Unbiased Analysis of Today's Healthcare Issues

Cost to bring drug to market: $802m

Written By: Jason Shafrin - Apr• 29•06

According to the PhRMA (Pharmaceutical Research and Manufacturers of America) U.S. drug companies spent $39.4 billion on research and development in 2005. Much of this money goes towards the clinical trials necessary for FDA approval. But how much does it cost to bring a drug to market?

In order to bring a drug to market, a firm must go through a variety of phases for FDA approval. There are pre-clinical trials on animals. Next, in phase I, a small number of healthy volunteers are tested in order to establish safe doses and to gather information on the compound. In phase II, 100-300 individuals with the disease are selected in order to determine safety and efficacy. Phase III repeats phase II, but instead uses a sample of 1000 to 3000 individuals and examines the long run health effects of the drug as well.

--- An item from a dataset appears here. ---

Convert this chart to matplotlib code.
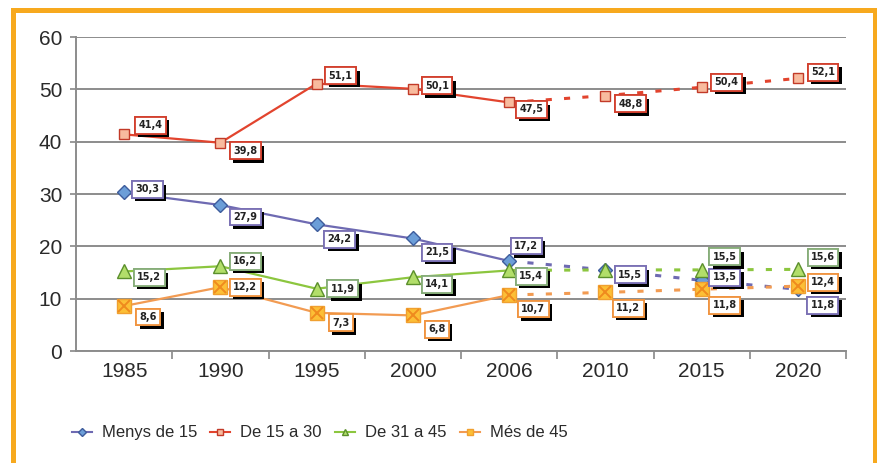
import matplotlib.pyplot as plt
import matplotlib.patheffects as pe
from matplotlib.patches import Rectangle
from matplotlib.lines import Line2D

plt.rcParams['font.family'] = ['Liberation Sans', 'DejaVu Sans']

# data
years = ['1985', '1990', '1995', '2000', '2006', '2010', '2015', '2020']
menys_15 = [30.3, 27.9, 24.2, 21.5, 17.2, 15.5, 13.5, 11.8]
de_15_30 = [41.4, 39.8, 51.1, 50.1, 47.5, 48.8, 50.4, 52.1]
de_31_45 = [15.2, 16.2, 11.9, 14.1, 15.4, 15.5, 15.5, 15.6]
mes_45 = [8.6, 12.2, 7.3, 6.8, 10.7, 11.2, 11.8, 12.4]
series_names = ['Menys de 15', 'De 15 a 30', 'De 31 a 45', 'Més de 45']
n_real = 5  # 1985-2006 measured, rest projected

# label offsets in pixels (dx, dy up), None = no label
offs_blue = [(23, 3), (25, -12), (23, -15), (24, -14), (17, 15), (25, -5), (23, 3), (25, -16)]
offs_red = [(26, 9), (25, -8), (24, 8), (24, 3), (22, -7), (25, -8), (25, 5), (25, 6)]
offs_green = [(25, -6), (25, 5), (26, 0), (24, -7), (22, -6), None, (23, 13), (25, 12)]
offs_orange = [(24, -11), (25, 0), (24, -10), (24, -14), (24, -14), (23, -16), (23, -16), (25, 4)]

styles = [
    dict(vals=menys_15, line='#6e6ab2', marker='D', ms=7.5, face='#6c9ed8', edge='#3d5c9c',
         box='#7a70b4', offs=offs_blue),
    dict(vals=de_15_30, line='#e2442e', marker='s', ms=7.5, face='#f8bb9e', edge='#c23a28',
         box='#d2402e', offs=offs_red),
    dict(vals=de_31_45, line='#8cc63f', marker='^', ms=9.5, face='#b2de6a', edge='#5b8f2c',
         box='#86ad78', offs=offs_green),
    dict(vals=mes_45, line='#f29b52', marker='s', ms=10, face='#fcbf36', edge='#f0a030',
         box='#f09440', offs=offs_orange),
]

fig = plt.figure(figsize=(8.77, 4.63), dpi=100)
ax = fig.add_axes([0.0867, 0.2419, 0.8780, 0.6781])

x = list(range(len(years)))
handles = []
for i, s in enumerate(styles):
    v = s['vals']
    ax.plot(x[:n_real], v[:n_real], color=s['line'], lw=1.6, zorder=3)
    ax.plot(x[n_real - 1:], v[n_real - 1:], color=s['line'], lw=2.2,
            linestyle=(0, (2, 4)), zorder=3)
    ax.plot(x, v, linestyle='none', marker=s['marker'], ms=s['ms'],
            mfc=s['face'], mec=s['edge'], mew=1, zorder=4)
    if i == 3:
        ax.plot(x, v, linestyle='none', marker='x', ms=s['ms'] - 1,
                mec='#ef8a1e', mew=1.4, zorder=5)
    for xi, yi, off in zip(x, v, s['offs']):
        if off is None:
            continue
        t = ax.annotate(f'{yi:.1f}'.replace('.', ','), (xi, yi),
                        xytext=(off[0] * 0.72, off[1] * 0.72), textcoords='offset points',
                        ha='center', va='center', fontsize=7, fontweight='bold',
                        family='DejaVu Sans', color='#222222', zorder=6,
                        bbox=dict(boxstyle='square,pad=0.35', fc='white',
                                  ec=s['box'], lw=1.3))
        t.get_bbox_patch().set_path_effects(
            [pe.withSimplePatchShadow(offset=(2.5, -2.5), shadow_rgbFace='black', alpha=1),
             pe.Normal()])
    hm = 's' if i == 3 else s['marker']
    handles.append(Line2D([0], [0], color=s['line'], lw=1.5, marker=hm,
                          ms=4.5, mfc=s['face'], mec=s['edge']))

ax.set_xlim(-0.5, len(years) - 0.5)
ax.set_ylim(0, 60)
ax.set_yticks(range(0, 61, 10))
ax.set_xticks(x)
ax.set_xticklabels(years)
ax.set_xticks([k + 0.5 for k in x], minor=True)
ax.tick_params(axis='x', which='major', length=0, labelsize=15, pad=8, colors='#2a2a2a')
ax.tick_params(axis='x', which='minor', length=6, width=1.2, color='#888888')
ax.tick_params(axis='y', length=4, width=1.2, color='#888888', labelsize=15, pad=6,
               labelcolor='#2a2a2a')
ax.grid(axis='y', color='#8c8c8c', lw=1.4)
ax.set_axisbelow(True)
for side in ['top', 'right']:
    ax.spines[side].set_visible(False)
for side in ['left', 'bottom']:
    ax.spines[side].set_color('#8c8c8c')
    ax.spines[side].set_linewidth(1.4)

leg = fig.legend(handles, series_names, loc='center left', bbox_to_anchor=(0.074, 0.065),
                 ncol=4, frameon=False, fontsize=12, handlelength=1.2,
                 handletextpad=0.6, columnspacing=0.8, borderaxespad=0)
for txt in leg.get_texts():
    txt.set_color('#2a2a2a')

# orange frame
fig.patches.append(Rectangle((12.5 / 877, -0.05), 862 / 877, 1.05 - 9.5 / 463,
                             transform=fig.transFigure, fill=False,
                             ec='#f7a91e', lw=3.6))

fig.savefig('out.png', dpi=100)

DiMasi, Hansen and Grabowski (2003) estimate the cost of bringing a drug from phase I to market. Their data come from the Tufts Center for the Study of Drug Development (CSDD). The firms included in their survey represent 42% of all pharmaceutical R&D expenditures in the U.S. The authors found that the time from the start of clinical testing to marketing approval was approximately 90.3 months. This figure is in addition to any development time which occurs before phase I clinical trials. The authors take into account the cost of money used to finance the R&D using a 9% real cost of capital estimate. The final estimate is that it costs–including the expense of failed drugs–$802 million to take a drug from phase I trials to approval. Over 50% of this figure is the cost of capital needed to finance the R&D over such a long period.

Some observers would say that reducing FDA restrictions would reduce the price of drugs consumers face. I do not believe this to be the case. After the R&D is spent, firms price their drug to maximize profits subject to consumer demand. Reducing R&D costs will reduce the sunk costs, but not the marginal costs for pharmaceutical producers. What reducing FDA restrictions will do is increase a firm’s incentive to invest in drug development, because the revenue threshold to make an adequate return on capital will be reduced with a lower cost of gaining approval.

DiMasi, Hansen, Grabowski (2003) “The price of innovation: new estimates of drug development costs,” Journal of Health Economics; Vol 22, pp. 151-185.